Adolescence is a time of transition from becoming a dependent child to an independent young adult. During this stage of transitional physical and mental human development, teens tend to seek independence and experiment with adult behaviors.

A Maturing Body

Teens undergo rapid physical development. The change in appearance between age 12 and age 19 is an incredible transformation. Between growth spurts and puberty, teens magically begin to look more like adults than children.

This transition can be both joyous and troubling for teenagers. They will enjoy looking older yet may feel uncomfortable at the same time. This is particularly true for teens who develop slower than their friends.

They may feel awkward at times and will need help from their parents, both emotionally and with explanations of the physical changes they experience.

The Teen Mind and Attitude

Parents of teenagers often joke about their children's new and ever-changing attitudes. It is a complex time for teens because they struggle with peer pressure, hormonal changes and the desire to be independent.

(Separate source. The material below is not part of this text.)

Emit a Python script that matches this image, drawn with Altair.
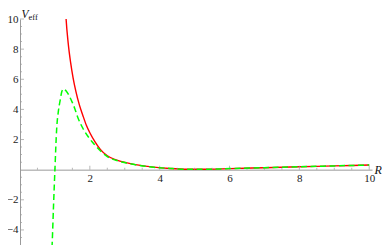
import altair as alt
import pandas as pd

# Red solid curve (V_eff)
red_R = [1.31, 1.32, 1.38, 1.45, 1.52, 1.6, 1.7, 1.8, 1.9, 2.0, 2.14, 2.3, 2.5, 2.75,
         3.07, 3.4, 3.83, 4.3, 4.8, 5.3, 6, 7, 8, 9, 10]
red_V = [10.4, 10.0, 8.4, 7.1, 6.1, 5.2, 4.3, 3.6, 2.95, 2.45, 1.88, 1.35, 0.92, 0.65,
         0.45, 0.3, 0.17, 0.08, 0.03, 0.03, 0.07, 0.13, 0.19, 0.25, 0.31]

# Green dashed curve
green_R = [0.905, 0.92, 0.96, 1.0, 1.05, 1.1, 1.15, 1.2, 1.25, 1.3, 1.36, 1.42, 1.5, 1.57,
           1.65, 1.8, 1.98, 2.14, 2.3, 2.5, 2.75, 3.07, 3.4, 3.83, 4.3, 4.8, 5.3, 6, 7, 8, 9, 10]
green_V = [-5.8, -5.0, -2.4, 0.0, 2.7, 3.9, 4.6, 5.2, 5.36, 5.28, 5.1, 4.85, 4.45, 4.05,
           3.5, 2.75, 2.1, 1.65, 1.25, 0.87, 0.62, 0.43, 0.29, 0.16, 0.08, 0.03, 0.03,
           0.07, 0.13, 0.19, 0.25, 0.31]

x_major = [2, 4, 6, 8, 10]
x_minor = [0.5, 1, 1.5, 2.5, 3, 3.5, 4.5, 5, 5.5, 6.5, 7, 7.5, 8.5, 9, 9.5]
y_major = [-4, -2, 2, 4, 6, 8, 10]
y_minor = [-4.5, -3.5, -3, -2.5, -1.5, -1, -0.5, 0.5, 1, 1.5, 2.5, 3, 3.5, 4.5, 5, 5.5,
           6.5, 7, 7.5, 8.5, 9, 9.5]

W, H = 352, 226
XDOM = [0, 10.08]
YDOM = [-5, 10]
AXIS_COLOR = "#9a9a9a"
LABEL_COLOR = "#222222"
FONT = "Times New Roman, Liberation Serif, serif"

xs = alt.Scale(domain=XDOM, nice=False, zero=False)
ys = alt.Scale(domain=YDOM, nice=False, zero=False)

red_df = pd.DataFrame({"R": red_R, "V": red_V})
green_df = pd.DataFrame({"R": green_R, "V": green_V})

x_axis = alt.Axis(
    values=x_major, offset=-(H * (0 - YDOM[0]) / (YDOM[1] - YDOM[0])), ticks=False,
    domainColor=AXIS_COLOR, domainWidth=1, labelFont=FONT, labelFontSize=11,
    labelColor=LABEL_COLOR, labelPadding=3, grid=False, labelFlush=False,
    title="R", titleX=W + 2, titleY=0, titleAlign="left", titleBaseline="middle",
    titleFont=FONT, titleFontSize=12, titleFontStyle="italic", titleFontWeight="normal",
    titleColor="#111111",
)
y_axis = alt.Axis(
    values=y_major, ticks=False, domainColor=AXIS_COLOR, domainWidth=1,
    labelFont=FONT, labelFontSize=11, labelColor=LABEL_COLOR, labelPadding=2,
    grid=False, labelFlush=False,
    title="V", titleAngle=0, titleX=1, titleY=-2, titleAlign="left",
    titleBaseline="alphabetic", titleFont=FONT, titleFontSize=11.5,
    titleFontStyle="italic", titleFontWeight="normal", titleColor="#111111",
)

red = alt.Chart(red_df).mark_line(
    color="#ff0000", strokeWidth=1.4, interpolate="monotone", clip=True
).encode(
    x=alt.X("R:Q", scale=xs, axis=x_axis),
    y=alt.Y("V:Q", scale=ys, axis=y_axis),
)

green = alt.Chart(green_df).mark_line(
    color="#00ff00", strokeWidth=1.5, strokeDash=[6, 3.5], interpolate="monotone", clip=True
).encode(
    x=alt.X("R:Q", scale=xs, axis=x_axis),
    y=alt.Y("V:Q", scale=ys, axis=y_axis),
)

def xticks(vals, size):
    df = pd.DataFrame({"R": vals, "V": [0] * len(vals)})
    return alt.Chart(df).mark_tick(
        orient="vertical", size=size, thickness=1, yOffset=-size / 2, color=AXIS_COLOR
    ).encode(x=alt.X("R:Q", scale=xs, axis=x_axis), y=alt.Y("V:Q", scale=ys, axis=y_axis))

def yticks(vals, size):
    df = pd.DataFrame({"V": vals, "R": [0] * len(vals)})
    return alt.Chart(df).mark_tick(
        orient="horizontal", size=size, thickness=1, xOffset=size / 2, color=AXIS_COLOR
    ).encode(y=alt.Y("V:Q", scale=ys, axis=y_axis), x=alt.X("R:Q", scale=xs, axis=x_axis))

sub = alt.Chart(pd.DataFrame({"s": ["eff"]})).mark_text(
    align="left", baseline="alphabetic", font=FONT, fontSize=8.5, color="#111111"
).encode(x=alt.value(8.5), y=alt.value(0.5), text="s:N")

chart = alt.layer(
    red, xticks(x_major, 4), xticks(x_minor, 2), yticks(y_major, 4), yticks(y_minor, 2),
    green, sub
).properties(
    width=W, height=H,
    padding={"left": 12, "top": 11, "right": 10, "bottom": 0},
    autosize=alt.AutoSizeParams(type="none"),
    background="white",
).configure_view(stroke=None)

chart.save("out.html", embed_options={"renderer": "svg", "actions": False})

Teens and their parents may argue and fight over trivial subjects. They will also have a lot of fun as the teen turns into a young adult and enjoys more mature conversations and experiences.

The teen years are also the time when many behavioral problems become apparent. Troubled teens may act out in serious ways and endanger themselves or others. It is important to seek help at the first signs of risky behavior or mental health problems

Learning Responsibility

The teen years are a critical time for young people to practice making decisions on their own and to be given more responsibility. The more responsibility they can take on now, the less they'll struggle during their transition to adulthood. 

Responsibilities that are learned as teenagers include:

  • Complete tasks efficiently and correctly at home, school, and work.
  • To care for their own personal hygiene and possessions.
  • Show compassion for other people.
  • To be socially responsible in their day to day lives and online.
  • Control their emotions and interact appropriately with people.
  • Understand that sexual activity can lead to consequences.
  • How to handle peer pressure situations like drinking, smoking and doing drugs.
  • Adult privileges like driving a car or having a bank account.
  • Hold a job and work well with others in a team.
  • The ability to earn and spend money wisely.

Exploring the Future

The teen years are also a time of exploration. This is the young adult's chance to shape their future and decide what they want to do after school.

It is exciting to think of the possibilities and have hopes and dreams about a career, family, and life away from home.

The world is open to a teenager and it can be overwhelming at times. Parents should be careful about putting too much or too little pressure on making what they think is the 'right' decisions for their teen's future.